Alan LaGarde, coexecutive producer of "Paranormal U," said he has always been a skeptic on the question of the paranormal. But he said he has been impressed by the thoroughness and professionalism of the Penn State students, and touched by the sincerity of Sylvia and others who have been filmed for the series. "When you see these people, they're not whackos or anything," said LaGarde. "They believe ghosts are affecting their lives, to the point that they're willing to allow people to help them, and to be on TV."

Which raises the question: Is publicity-seeking a motivating factor? Sylvia insisted that in her case, it is not. "I'm not looking for fame, I want to make that clear," she said. What she is looking for, she said, is "validation" of her beliefs and an answer to these questions: "Who are they? Why are they here?"

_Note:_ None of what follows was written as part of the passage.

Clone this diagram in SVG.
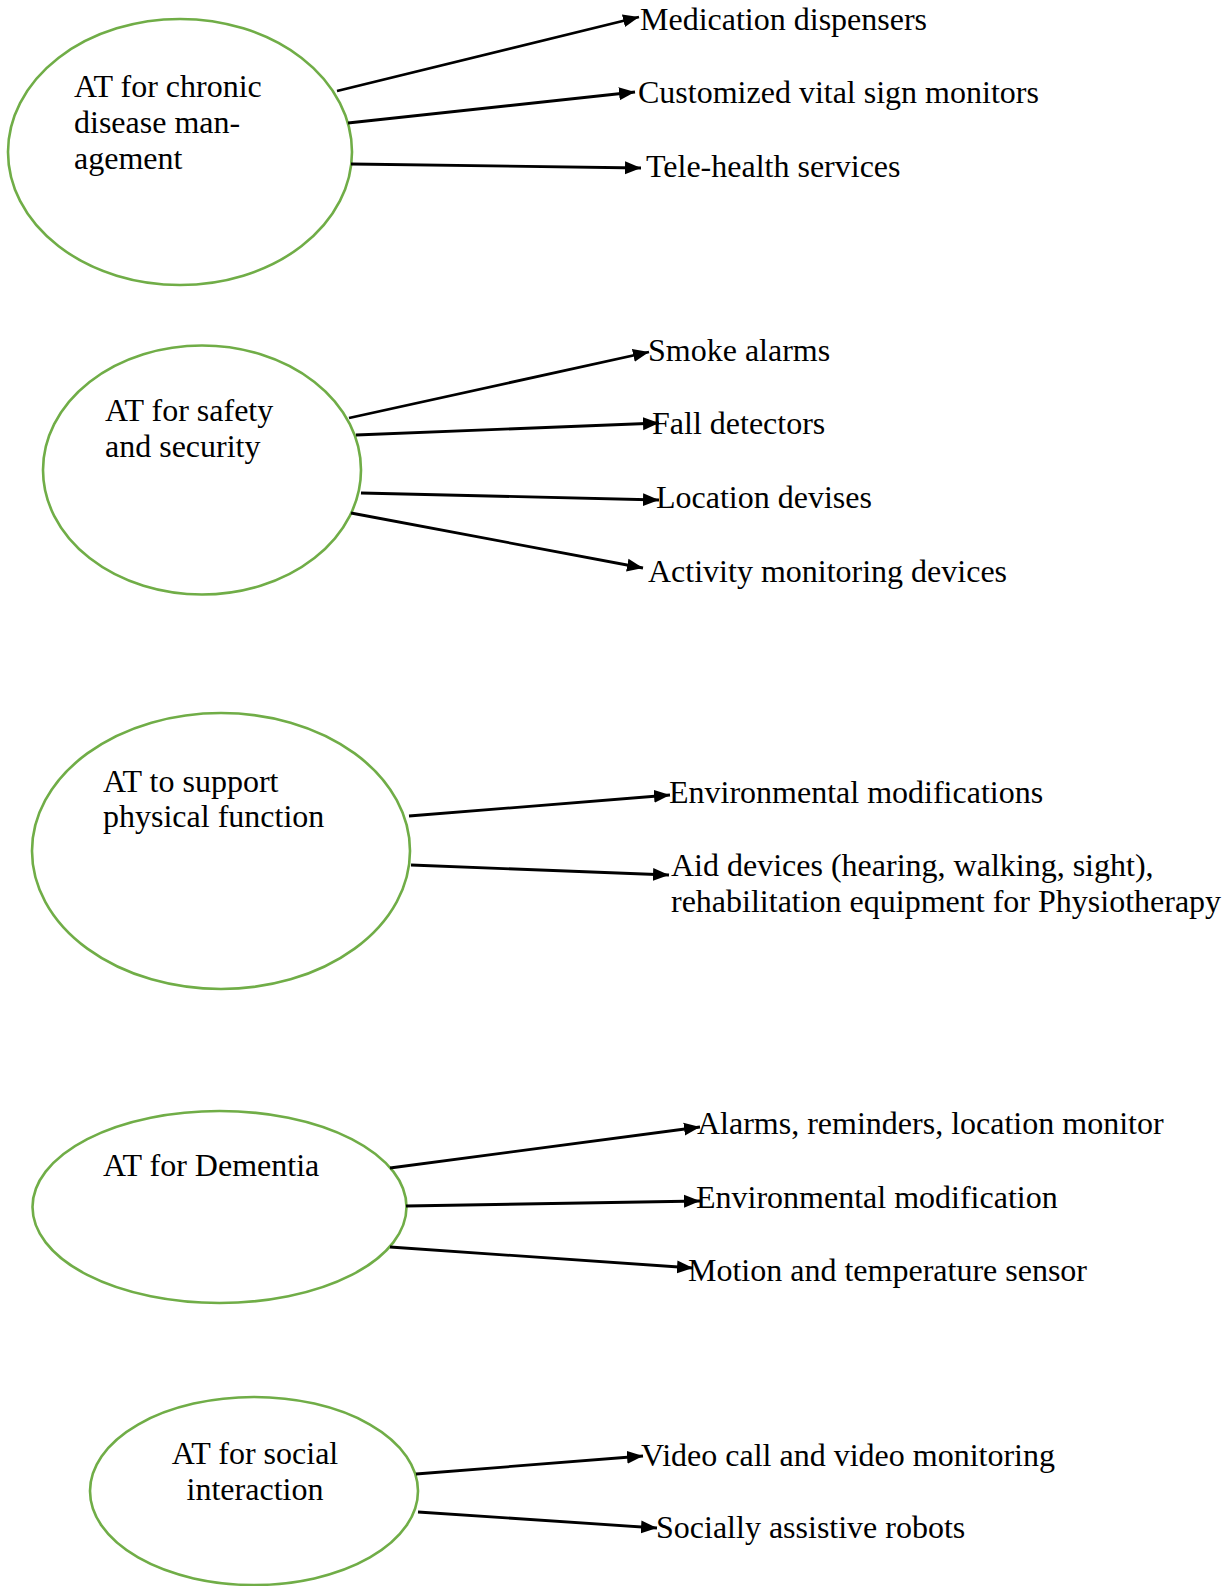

The red-brick condominium building where the Sylvias live was formerly a school. Shannon Sylvia, who belongs to a New England organization that investigates paranormal occurrences, says she and others have recorded voices that she believes to be those of the spirits of children. When asked why they don't move, given all of the things they say have occurred, Sylvia replied: "It's not a scary thing to live there. We love it there. It's a beautiful place."

Her husband couldn't resist a joke: "They don't eat much."

Added Shannon Sylvia: "They don't help out with the rent much, either."